The profitability of lithium-ion battery recycling is subject to the prices of both waste battery and battery materials. And this report will guide you over the cost and profit of LFP battery hydrometallurgical recycling.
LFP battery hydrometallurgical recycling is to recover primarily lithium carbonate and iron phosphate from battery black mass. Among them, the recovered iron phosphate is applied to low-end products, without extensive commercial use. In other words, the recovered iron phosphate usually brings little profit to the hydrometallurgical plants. Instead, lithium carbonate is where the hydrometallurgical plants make profit.
The cost analysis is usually based on industrial grade lithium carbonate since the plants present great differences in cost when purifying industrial grade lithium carbonate to obtain battery grade lithium carbonate.
Source: Mysteel
It can be seen from the above charts that, the prices of LFP black mass and industrial grade lithium carbonate are positively correlated. But the fact is that the hydrometallurgical plants mostly source the black mass from the traders, which are more sensitive to the market changes and comparatively sentimental.
Collectively, the traders will usually over-react to the price changes.

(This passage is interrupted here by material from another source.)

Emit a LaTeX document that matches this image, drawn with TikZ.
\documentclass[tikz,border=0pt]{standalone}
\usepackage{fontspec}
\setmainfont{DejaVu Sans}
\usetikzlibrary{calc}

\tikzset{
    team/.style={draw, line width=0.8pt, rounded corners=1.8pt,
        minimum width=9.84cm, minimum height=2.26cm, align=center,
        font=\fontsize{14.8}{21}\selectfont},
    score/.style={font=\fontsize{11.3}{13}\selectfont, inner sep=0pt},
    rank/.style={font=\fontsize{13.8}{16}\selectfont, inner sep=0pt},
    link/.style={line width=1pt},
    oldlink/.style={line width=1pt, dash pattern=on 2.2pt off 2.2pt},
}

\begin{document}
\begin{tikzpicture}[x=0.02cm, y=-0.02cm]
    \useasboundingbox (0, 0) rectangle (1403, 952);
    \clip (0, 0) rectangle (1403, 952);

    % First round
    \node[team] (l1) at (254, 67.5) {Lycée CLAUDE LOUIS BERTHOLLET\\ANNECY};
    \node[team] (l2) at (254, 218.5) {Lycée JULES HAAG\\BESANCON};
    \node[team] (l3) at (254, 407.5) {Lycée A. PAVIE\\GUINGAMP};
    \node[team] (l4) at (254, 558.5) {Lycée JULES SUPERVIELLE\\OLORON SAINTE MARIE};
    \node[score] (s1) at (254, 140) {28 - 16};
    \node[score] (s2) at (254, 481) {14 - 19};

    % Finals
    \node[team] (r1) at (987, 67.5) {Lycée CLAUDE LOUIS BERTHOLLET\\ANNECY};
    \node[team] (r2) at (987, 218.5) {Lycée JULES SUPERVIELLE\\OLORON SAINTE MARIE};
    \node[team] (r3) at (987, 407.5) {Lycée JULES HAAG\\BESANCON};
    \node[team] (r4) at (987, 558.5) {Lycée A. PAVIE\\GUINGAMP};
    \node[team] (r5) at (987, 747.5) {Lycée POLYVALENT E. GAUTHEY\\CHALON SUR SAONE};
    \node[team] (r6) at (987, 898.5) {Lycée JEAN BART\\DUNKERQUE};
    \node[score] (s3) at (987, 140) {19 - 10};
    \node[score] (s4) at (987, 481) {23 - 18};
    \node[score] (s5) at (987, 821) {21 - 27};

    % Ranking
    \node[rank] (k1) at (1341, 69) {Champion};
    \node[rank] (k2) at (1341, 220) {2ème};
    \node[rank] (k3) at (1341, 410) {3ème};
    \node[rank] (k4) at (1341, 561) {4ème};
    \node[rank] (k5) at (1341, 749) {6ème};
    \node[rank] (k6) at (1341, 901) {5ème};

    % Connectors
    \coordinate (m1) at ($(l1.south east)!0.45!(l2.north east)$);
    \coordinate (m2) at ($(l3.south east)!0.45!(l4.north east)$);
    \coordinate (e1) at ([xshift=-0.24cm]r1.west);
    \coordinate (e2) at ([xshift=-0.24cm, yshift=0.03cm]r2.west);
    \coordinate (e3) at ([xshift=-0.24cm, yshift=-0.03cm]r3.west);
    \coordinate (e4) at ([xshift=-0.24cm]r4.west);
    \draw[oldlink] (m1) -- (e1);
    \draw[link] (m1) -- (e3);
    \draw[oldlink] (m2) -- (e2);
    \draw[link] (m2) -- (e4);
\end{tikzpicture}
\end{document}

That is, the traders will significantly raise the black mass prices and overdraw the momentum when the lithium carbonate prices rise rapidly, or hold the prices firm and await the price pivot when the lithium carbonate prices slump suddenly.
The theoretical profit margin of LFP hydrometallurgical recycling is based on industrial grade lithium carbonate market price minus black mass purchasing price.
Source: Mysteel
When Mysteel industrial grade lithium carbonate and LFP black mass (Li 3.8%) market price reported Yuan 109,000/tonne and Yuan 4,800/mtu respectively, the real-time profit margin stood at -19% or Yuan -3,470/tonne, based on a lithium recovery rate of 90% and the processing cost of Yuan 28,000/tonne.

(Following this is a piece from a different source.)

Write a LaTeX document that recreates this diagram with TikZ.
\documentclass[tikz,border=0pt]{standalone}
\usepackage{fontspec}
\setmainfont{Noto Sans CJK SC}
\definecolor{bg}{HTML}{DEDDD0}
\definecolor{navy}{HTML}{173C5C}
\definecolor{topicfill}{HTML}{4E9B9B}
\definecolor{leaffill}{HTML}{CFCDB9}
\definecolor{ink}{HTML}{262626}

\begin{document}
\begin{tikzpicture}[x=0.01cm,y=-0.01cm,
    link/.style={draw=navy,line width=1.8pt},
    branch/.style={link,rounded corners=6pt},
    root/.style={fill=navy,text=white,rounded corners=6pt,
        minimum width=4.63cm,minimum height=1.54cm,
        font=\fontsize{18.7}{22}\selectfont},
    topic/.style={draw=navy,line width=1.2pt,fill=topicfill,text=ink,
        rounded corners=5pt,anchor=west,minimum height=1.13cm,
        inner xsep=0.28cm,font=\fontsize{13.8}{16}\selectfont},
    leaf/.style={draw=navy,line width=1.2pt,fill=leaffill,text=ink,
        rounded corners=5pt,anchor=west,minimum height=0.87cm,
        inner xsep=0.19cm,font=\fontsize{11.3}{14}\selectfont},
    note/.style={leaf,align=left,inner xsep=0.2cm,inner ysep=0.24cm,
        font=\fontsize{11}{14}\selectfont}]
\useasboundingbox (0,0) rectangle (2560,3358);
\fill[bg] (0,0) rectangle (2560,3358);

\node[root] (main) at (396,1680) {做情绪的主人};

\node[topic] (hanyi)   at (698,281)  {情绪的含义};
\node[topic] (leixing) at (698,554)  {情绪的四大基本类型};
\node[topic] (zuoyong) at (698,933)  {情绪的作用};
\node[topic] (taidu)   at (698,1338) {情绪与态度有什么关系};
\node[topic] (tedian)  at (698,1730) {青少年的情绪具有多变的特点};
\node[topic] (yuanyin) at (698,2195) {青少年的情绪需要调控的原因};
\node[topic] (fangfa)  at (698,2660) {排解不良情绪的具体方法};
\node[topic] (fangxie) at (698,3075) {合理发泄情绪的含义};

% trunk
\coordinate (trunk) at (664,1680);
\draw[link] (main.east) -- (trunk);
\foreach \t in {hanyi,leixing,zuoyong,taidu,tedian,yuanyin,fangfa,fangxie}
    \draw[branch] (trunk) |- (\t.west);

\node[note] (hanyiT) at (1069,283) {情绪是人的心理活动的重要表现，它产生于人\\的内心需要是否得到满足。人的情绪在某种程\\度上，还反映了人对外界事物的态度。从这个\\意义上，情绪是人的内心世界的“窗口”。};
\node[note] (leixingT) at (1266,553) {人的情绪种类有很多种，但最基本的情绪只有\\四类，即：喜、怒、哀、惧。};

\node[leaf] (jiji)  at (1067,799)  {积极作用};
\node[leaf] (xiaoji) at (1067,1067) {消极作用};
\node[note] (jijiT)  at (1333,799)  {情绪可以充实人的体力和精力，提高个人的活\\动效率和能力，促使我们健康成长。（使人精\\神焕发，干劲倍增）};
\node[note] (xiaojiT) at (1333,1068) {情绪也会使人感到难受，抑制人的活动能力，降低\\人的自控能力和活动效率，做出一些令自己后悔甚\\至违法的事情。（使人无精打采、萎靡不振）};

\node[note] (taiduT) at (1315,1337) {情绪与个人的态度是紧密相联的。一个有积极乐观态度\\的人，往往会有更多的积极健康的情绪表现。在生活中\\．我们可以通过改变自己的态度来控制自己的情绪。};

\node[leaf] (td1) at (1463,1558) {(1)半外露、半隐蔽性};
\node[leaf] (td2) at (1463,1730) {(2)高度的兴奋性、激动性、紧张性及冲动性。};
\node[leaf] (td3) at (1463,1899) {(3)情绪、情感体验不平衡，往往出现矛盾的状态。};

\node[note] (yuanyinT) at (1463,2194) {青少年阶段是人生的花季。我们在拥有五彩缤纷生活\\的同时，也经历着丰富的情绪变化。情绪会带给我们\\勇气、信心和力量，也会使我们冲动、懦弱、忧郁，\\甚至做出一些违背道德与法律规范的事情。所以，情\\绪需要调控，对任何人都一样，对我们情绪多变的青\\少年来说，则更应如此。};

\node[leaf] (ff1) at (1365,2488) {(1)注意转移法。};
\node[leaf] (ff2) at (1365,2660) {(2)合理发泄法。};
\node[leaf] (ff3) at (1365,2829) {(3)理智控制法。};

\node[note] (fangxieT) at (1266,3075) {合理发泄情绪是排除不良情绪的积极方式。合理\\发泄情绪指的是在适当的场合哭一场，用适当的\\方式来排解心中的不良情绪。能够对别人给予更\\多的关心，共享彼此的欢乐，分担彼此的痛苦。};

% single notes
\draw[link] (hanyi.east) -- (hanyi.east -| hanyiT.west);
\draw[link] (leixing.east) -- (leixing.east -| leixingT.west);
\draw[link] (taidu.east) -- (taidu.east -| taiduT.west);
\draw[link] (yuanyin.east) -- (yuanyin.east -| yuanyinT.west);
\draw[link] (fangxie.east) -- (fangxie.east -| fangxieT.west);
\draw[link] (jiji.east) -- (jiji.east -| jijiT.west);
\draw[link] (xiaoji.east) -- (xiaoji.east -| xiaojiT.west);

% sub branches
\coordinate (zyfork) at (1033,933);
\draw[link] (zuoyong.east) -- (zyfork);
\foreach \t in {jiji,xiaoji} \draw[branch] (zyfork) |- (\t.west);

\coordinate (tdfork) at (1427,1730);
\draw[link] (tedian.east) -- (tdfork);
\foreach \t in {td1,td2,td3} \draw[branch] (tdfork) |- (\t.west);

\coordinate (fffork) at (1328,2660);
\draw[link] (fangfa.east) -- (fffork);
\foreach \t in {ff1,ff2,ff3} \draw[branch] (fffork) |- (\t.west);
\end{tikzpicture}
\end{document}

Apart from the market prices, the hydrometallurgical plants could improve their profitability by controlling the processing cost, which usually consists of equipment depreciation, labor cost, auxiliary materials, financial management, etc.
While the auxiliary materials and financial management cost hardly changes, the cost control is possible by reducing the expenses on labor and logistics, which, however, is unlikely to significantly bring down the total cost.
As such, some hydrometallurgical plants resort to hedging tools for risk control.